Вместо внятного ответа получила смущение, какие-то междометия и полуулыбки густо накрашенных ярко-малиновой помадой губ. Продолжив докапываться до истины, я спросила, может быть, она читает русских авторов, слушает какую-то музыку на русском или у неё есть русские знакомые. Но, конечно же, ничего подобного в её жизни не было. Наконец, девушка созналась в том, что русским её заставляют заниматься родители. Это, вроде как, престижно, полезно на будущее и т.д.
От таких учеников я уже отказывалась раз пять. Только все они были более юными. А пятнадцать лет, кажется, уже не детство, уже можно решать, к чему стремиться. И всё равно - «родители хотят», «родители заставляют».
Когда к нам подсел с кофе отец Валерии, та замолкла, и если бы я время от времени не обращалась к ней, то она могла бы просидеть не раскрывая рта до самого конца нашей встречи.
- Она вообще очень молчаливая, - сказал её отец, - Но языки у неё идут хорошо. Она ведь билингв с детства.
Что-то такое было упомянуто и в переписке, но совершенно вылетело у меня из головы. Оказалось, что мама у Валерии француженка, и что с рождения у неё было два языка.
- Нам, конечно, пришлось здорово постараться, чтобы французский не ушёл, - продолжал отец девушки, зная, что эта тема меня волнует не меньше, чем его самого, - Мы стабильно два раза в год ездим во Францию, там у нас родственники по материнской линии, а когда лет в пять у дочки был отказ от французского и она пыталась перейти с матерью на испанский, то та хитрила, придумала, что её феи заколдовали и теперь она понимает по-испански всех, кроме родной дочери! Сработало! Во многих двуязычных семьях ничего не получается, язык уходит и всё, но у нас ничего - держится.

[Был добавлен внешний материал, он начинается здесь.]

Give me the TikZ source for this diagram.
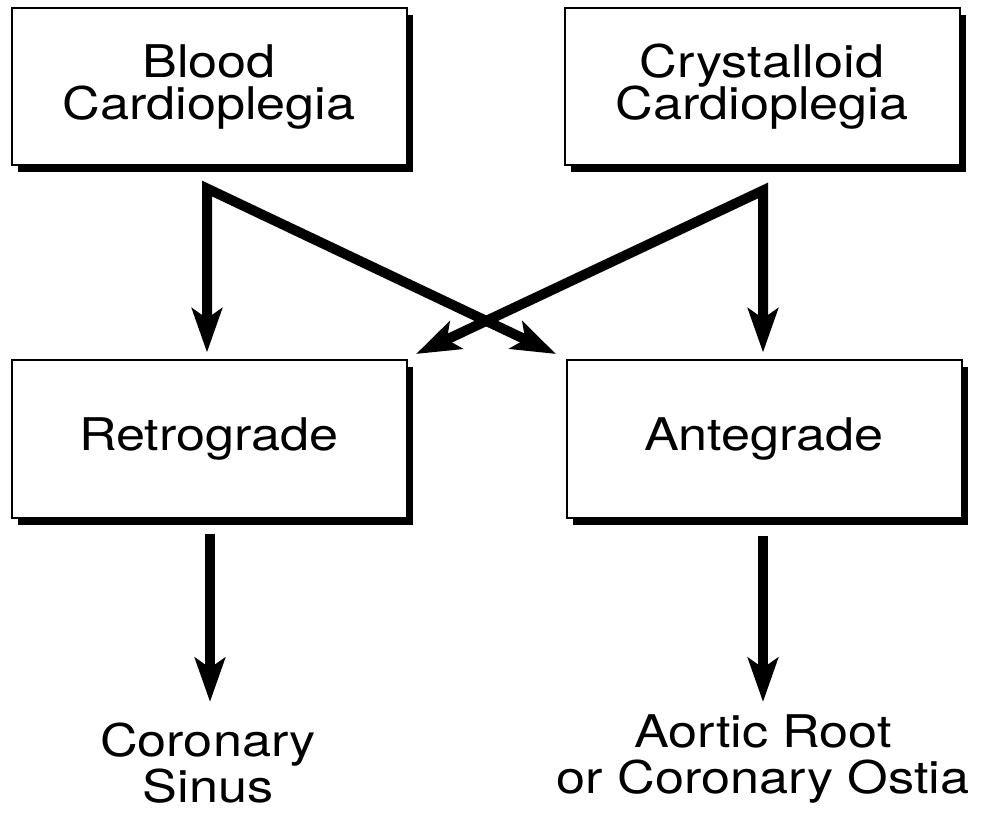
\documentclass[tikz,border=0pt]{standalone}
\usepackage{fontspec}
\setmainfont{TeX Gyre Heros}[FakeStretch=1.16]
\usepackage{tikz}
\usetikzlibrary{arrows.meta, positioning, calc, shadows}
\lineskiplimit=-20pt

\begin{document}
\begin{tikzpicture}[
    x=0.5pt, y=-0.5pt,
    >={Stealth[length=22pt, width=15pt, inset=5pt]},
    box/.style={draw, line width=1pt, fill=white, minimum width=197.5pt, minimum height=78.5pt, inner sep=0pt, align=center,
        font=\fontsize{22.5}{21}\selectfont,
        drop shadow={shadow xshift=3pt, shadow yshift=-3.5pt, fill=black, opacity=1}},
    endlabel/.style={anchor=north, inner sep=0pt, align=center, font=\fontsize{22.5}{23}\selectfont},
    flow/.style={line width=5pt, line join=miter},
]
    \useasboundingbox (0,0) rectangle (985,823);

    % Solutions
    \node[box] (blood) at (209, 87) {Blood\\Cardioplegia};
    \node[box] (cryst) at (762, 87) {Crystalloid\\Cardioplegia};

    % Routes
    \node[box] (retro) at (209, 439) {Retrograde};
    \node[box] (ante) at (764, 439) {Antegrade};

    % Sites
    \node[endlabel] (sinus) at (208, 722) {Coronary\\Sinus};
    \node[endlabel] (ostia) at (763, 714) {Aortic Root\\or Coronary Ostia};

    % Split points under the solutions
    \coordinate (bsplit) at ($(blood.south)+(-2,22)$);
    \coordinate (csplit) at ($(cryst.south)+(1,24)$);

    \draw[flow, <->] ($(retro.north)+(-2,-7)$) -- (bsplit) -- ($(ante.north west)+(-9.5,-5.5)$);
    \draw[flow, <->] ($(ante.north)+(-1,-7)$) -- (csplit) -- ($(retro.north east)+(8.5,-5.5)$);

    \draw[flow, ->] ($(retro.south)+(1,15)$) -- ($(sinus.north)+(2,-20)$);
    \draw[flow, ->] ($(ante.south)+(-1,17)$) -- ($(ostia.north)+(0,-12)$);

\end{tikzpicture}
\end{document}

- А читать, писать по-французски ты умеешь? - обратилась я к Валерии.
- Читать она научилась сама, уже после того как стала читать по-испански. Просто перенесла навыки на французский. А пишу по-французски я лучше! Она в ударениях пока что путается, - улыбаясь ответил за дочь её папа.
- Валерия, а если положить перед тобой одну и ту же книгу на испанском и на французском, какую ты выберешь? Или тебе всё равно, на каком языке читать?
- Всё равно.
Сегодня мы провели первый урок, неплохо позанимались, хоть и видно, что ученица жмётся, стесняется, чувствует себя неловко. Я стараюсь делать так, чтобы ей было комфортно, шучу, отвлекаю какими-то своими прибаутками, чтобы она отдохнула и расслабилась, не прошу говорить помногу и подолгу, зная, что она боится ошибиться и начинает нервничать. Со взрослыми в этом смысле куда проще. Они понимают, что имеют право на ошибку, что не обязаны отвечать на вопрос идеально, ведь они для того и пришли, чтобы учиться. Они сами обычно и шутят, и болтают, и ведут себя живо и раскованно. А Валерия краснеет, прячет глаза, как в школе. Но я была к этому готова, напридумывала всяких заданий именно для неё, таких, где она могла бы себя показать и почувствовать себя увереннее.
Посмотрим, что дальше. Голова у неё хорошая, это понятно. Но вот понравятся ли ей такие частные уроки? Не будем загадывать, как обычно.